The History of Paper Tickets: Why We Miss the Old Stubs
There's a shoebox in almost every fan's closet. Inside it, a stack of paper rectangles — each one a frozen moment. A Tragically Hip concert in Kingston. Game 7 at the old Maple Leaf Gardens. A Wayne Gretzky farewell tour stop. These ticket stubs aren't just receipts. They're artifacts.
The Birth of the Printed Ticket
The concept of a printed admission ticket dates back to the 18th century, when theatres in London began issuing small paper tokens to distinguish paying patrons from gate-crashers. By the mid-1800s, printed tickets were standard for railways, theatres, and sporting events across North America.
Early sports tickets were simple — a small cardboard rectangle with the venue name, date, section, and seat number. There were no holograms, no barcodes, and no terms of service in 4-point font on the back. Just the essential information, printed on thick stock.
The Golden Age: 1970s–2000s
The golden age of ticket design ran roughly from the 1970s through the early 2000s. During this era, venues and teams invested in their ticket aesthetics. NHL teams printed full-colour tickets featuring player photos, team logos, and artistic designs that changed with each season.
The Montreal Canadiens were particularly notable for their beautiful ticket designs throughout the 1980s, featuring the iconic CH logo embossed on heavy cardstock. The Toronto Blue Jays' World Series tickets from 1992 and 1993 are among the most sought-after collectibles in Canadian sports memorabilia.
"I have every Maple Leafs ticket from the 1998–99 season in a binder. Each one tells a story. The crease in the November game against Detroit is from when I shoved it in my pocket after Sundin's overtime winner." — Marcus T., Toronto collector
What Made Paper Tickets Special
- Tangibility: You could hold it, feel the weight, smell the ink. It was physical proof you were there.

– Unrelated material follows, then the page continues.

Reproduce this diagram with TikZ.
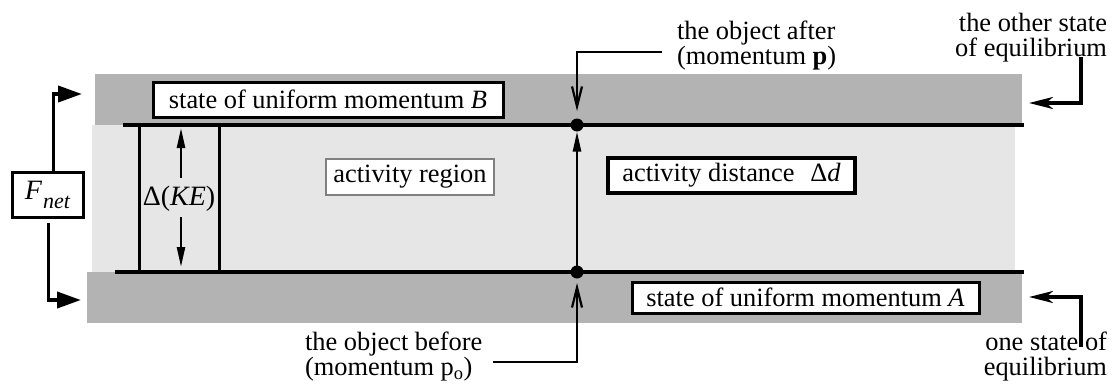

- Design: Teams treated tickets as mini-posters. Holographic foils, player portraits, commemorative editions for milestones.
- The ritual: Tearing the stub at the gate was part of the experience. The usher handed you back your half, and you pocketed it like a trophy.
- Collectibility: Unlike a PDF or a QR code, a ticket stub could be pinned to a corkboard, framed, or stored in a scrapbook.
The Digital Shift
The transition to digital tickets accelerated in the 2010s. Print-at-home PDFs came first, followed by mobile tickets and eventually dynamic QR codes that refresh every 30 seconds to prevent screenshots from being shared. By 2020, most major venues in Canada had gone fully digital.
The reasons were practical: digital tickets reduce fraud, eliminate printing costs, and allow for easier transfer and resale. From a venue operations perspective, the shift made sense. From a fan perspective, something was lost.
The Collector's Market Today
Vintage ticket stubs have become a legitimate collectible market. A ticket stub from the first-ever NHL game at Scotiabank Arena (then Air Canada Centre) in February 1999 can fetch upwards of $200 in good condition. Original stubs from Expo 67 events, early Blue Jays games at Exhibition Stadium, and the 1972 Summit Series are considered holy grails.
Online communities of stub collectors — sometimes called "stubbists" — trade scans, authenticate rare finds, and maintain databases of ticket designs. It's a niche hobby, but a passionate one.
Can Paper Tickets Come Back?
Some venues have experimented with offering commemorative physical tickets as add-ons. The NHL has offered "souvenir ticket" programs where fans can order a printed keepsake version of their digital ticket. It's not quite the same as the real thing, but it acknowledges what was lost.
For now, the paper ticket lives on in memory and in those shoeboxes tucked away in closets across Canada. Each stub, slightly faded and maybe a little bent, remains proof that you were there when it mattered.